Code that draws figures:
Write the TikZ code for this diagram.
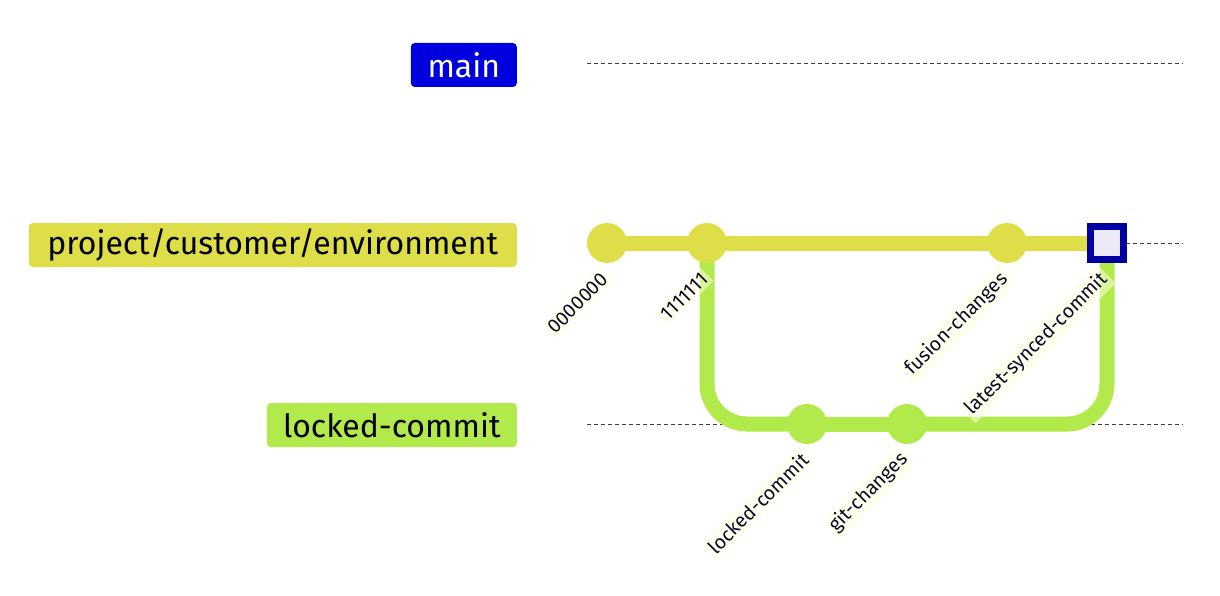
\documentclass[tikz,border=0pt]{standalone}
\usepackage{fontspec}
\setmainfont{Fira Sans}
\usetikzlibrary{backgrounds}
\definecolor{gitblue}{RGB}{0,0,222}
\definecolor{gityellow}{RGB}{222,222,72}
\definecolor{gitgreen}{RGB}{178,234,76}
\definecolor{hlborder}{RGB}{0,0,160}
\definecolor{hlfill}{RGB}{234,234,248}
\definecolor{lblbg}{RGB}{255,255,222}
\definecolor{dashgray}{RGB}{60,60,60}
\definecolor{lbltext}{RGB}{10,10,40}
\tikzset{
  x=1pt, y=-1pt,
  branchlbl/.style={rounded corners=4pt, minimum height=44pt, inner sep=0pt, anchor=east, font=\fontsize{32}{32}\selectfont},
  commitdot/.style={circle, minimum size=40pt, inner sep=0pt},
  hlcommit/.style={draw=hlborder, line width=7pt, fill=hlfill, minimum size=33pt, inner sep=0pt},
  commitlbl/.style={rotate=45, anchor=east, fill=lblbg, fill opacity=0.55, text opacity=1, text=lbltext, inner sep=3pt, font=\fontsize{19.5}{19.5}\selectfont},
  lane/.style={dashgray, line width=1pt, dash pattern=on 4pt off 3pt},
  yline/.style={gityellow, line width=15pt},
  gline/.style={gitgreen, line width=15pt, rounded corners=40pt},
}
\begin{document}
\begin{tikzpicture}
\useasboundingbox (0,0) rectangle (1220,596);
% branch labels
\node[branchlbl, fill=gitblue, text=white, minimum width=106pt] (bmain) at (517,65) {main};
\node[branchlbl, fill=gityellow, minimum width=488pt] (bproj) at (517,245) {project/customer/environment};
\node[branchlbl, fill=gitgreen, minimum width=250pt] (block) at (517,425) {locked-commit};
% lane ends
\coordinate (ms) at (587,64); \coordinate (me) at (1183,64);
\coordinate (ps) at (587,243); \coordinate (pe) at (1183,243);
\coordinate (ls) at (587,424); \coordinate (le) at (1183,424);
% commits
\node[commitdot, fill=gityellow] (c0) at (607,243) {};
\node[commitdot, fill=gityellow] (c1) at (707,243) {};
\node[commitdot, fill=gitgreen] (c2) at (807,424) {};
\node[commitdot, fill=gitgreen] (c3) at (907,424) {};
\node[commitdot, fill=gityellow] (c4) at (1007,243) {};
\node[hlcommit] (c5) at (1107,243) {};
% lines
\begin{scope}[on background layer]
\draw[lane] (ms) -- (me);
\draw[lane] (ps) -- (pe);
\draw[lane] (ls) -- (le);
\draw[yline] (c0.center) -- (c5.center);
\draw[gline] (c1.center) |- (c2.center);
\draw[gitgreen, line width=15pt] (c2.center) -- (c3.center);
\draw[gline] (c3.center) -| (c5.center);
\end{scope}
% commit labels
\node[commitlbl] (l0) at (607,274) {0000000};
\node[commitlbl] (l1) at (707,274) {1111111};
\node[commitlbl] (l2) at (807,454) {locked-commit};
\node[commitlbl] (l3) at (907,454) {git-changes};
\node[commitlbl] (l4) at (1007,274) {fusion-changes};
\node[commitlbl] (l5) at (1107,274) {latest-synced-commit};
\end{tikzpicture}
\end{document}
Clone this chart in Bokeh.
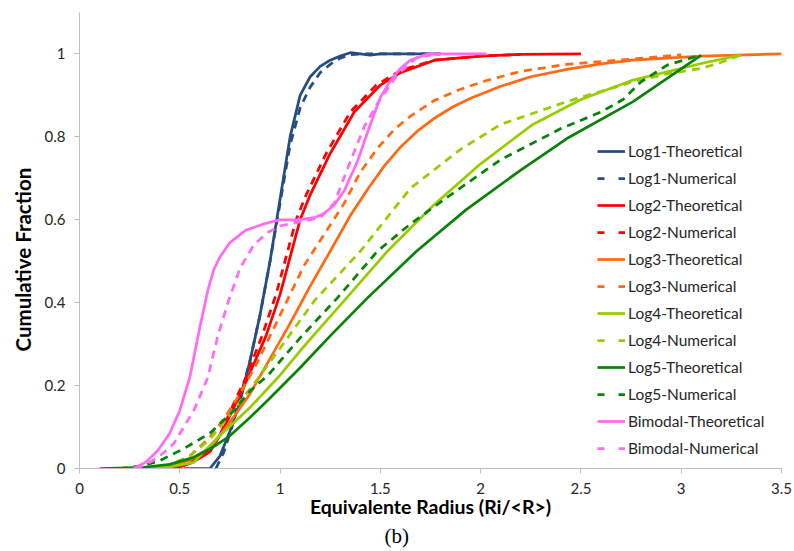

▸ Work to do:
Without the pictures, restate all the entries above exactly.

▸ Solution below:
Write the TikZ code for this diagram.
\documentclass[tikz,border=0pt]{standalone}
\usepackage{fontspec}
\setmainfont{Fira Sans}
\usetikzlibrary{backgrounds}
\definecolor{gitblue}{RGB}{0,0,222}
\definecolor{gityellow}{RGB}{222,222,72}
\definecolor{gitgreen}{RGB}{178,234,76}
\definecolor{hlborder}{RGB}{0,0,160}
\definecolor{hlfill}{RGB}{234,234,248}
\definecolor{lblbg}{RGB}{255,255,222}
\definecolor{dashgray}{RGB}{60,60,60}
\definecolor{lbltext}{RGB}{10,10,40}
\tikzset{
  x=1pt, y=-1pt,
  branchlbl/.style={rounded corners=4pt, minimum height=44pt, inner sep=0pt, anchor=east, font=\fontsize{32}{32}\selectfont},
  commitdot/.style={circle, minimum size=40pt, inner sep=0pt},
  hlcommit/.style={draw=hlborder, line width=7pt, fill=hlfill, minimum size=33pt, inner sep=0pt},
  commitlbl/.style={rotate=45, anchor=east, fill=lblbg, fill opacity=0.55, text opacity=1, text=lbltext, inner sep=3pt, font=\fontsize{19.5}{19.5}\selectfont},
  lane/.style={dashgray, line width=1pt, dash pattern=on 4pt off 3pt},
  yline/.style={gityellow, line width=15pt},
  gline/.style={gitgreen, line width=15pt, rounded corners=40pt},
}
\begin{document}
\begin{tikzpicture}
\useasboundingbox (0,0) rectangle (1220,596);
% branch labels
\node[branchlbl, fill=gitblue, text=white, minimum width=106pt] (bmain) at (517,65) {main};
\node[branchlbl, fill=gityellow, minimum width=488pt] (bproj) at (517,245) {project/customer/environment};
\node[branchlbl, fill=gitgreen, minimum width=250pt] (block) at (517,425) {locked-commit};
% lane ends
\coordinate (ms) at (587,64); \coordinate (me) at (1183,64);
\coordinate (ps) at (587,243); \coordinate (pe) at (1183,243);
\coordinate (ls) at (587,424); \coordinate (le) at (1183,424);
% commits
\node[commitdot, fill=gityellow] (c0) at (607,243) {};
\node[commitdot, fill=gityellow] (c1) at (707,243) {};
\node[commitdot, fill=gitgreen] (c2) at (807,424) {};
\node[commitdot, fill=gitgreen] (c3) at (907,424) {};
\node[commitdot, fill=gityellow] (c4) at (1007,243) {};
\node[hlcommit] (c5) at (1107,243) {};
% lines
\begin{scope}[on background layer]
\draw[lane] (ms) -- (me);
\draw[lane] (ps) -- (pe);
\draw[lane] (ls) -- (le);
\draw[yline] (c0.center) -- (c5.center);
\draw[gline] (c1.center) |- (c2.center);
\draw[gitgreen, line width=15pt] (c2.center) -- (c3.center);
\draw[gline] (c3.center) -| (c5.center);
\end{scope}
% commit labels
\node[commitlbl] (l0) at (607,274) {0000000};
\node[commitlbl] (l1) at (707,274) {1111111};
\node[commitlbl] (l2) at (807,454) {locked-commit};
\node[commitlbl] (l3) at (907,454) {git-changes};
\node[commitlbl] (l4) at (1007,274) {fusion-changes};
\node[commitlbl] (l5) at (1107,274) {latest-synced-commit};
\end{tikzpicture}
\end{document}
Clone this chart in Bokeh.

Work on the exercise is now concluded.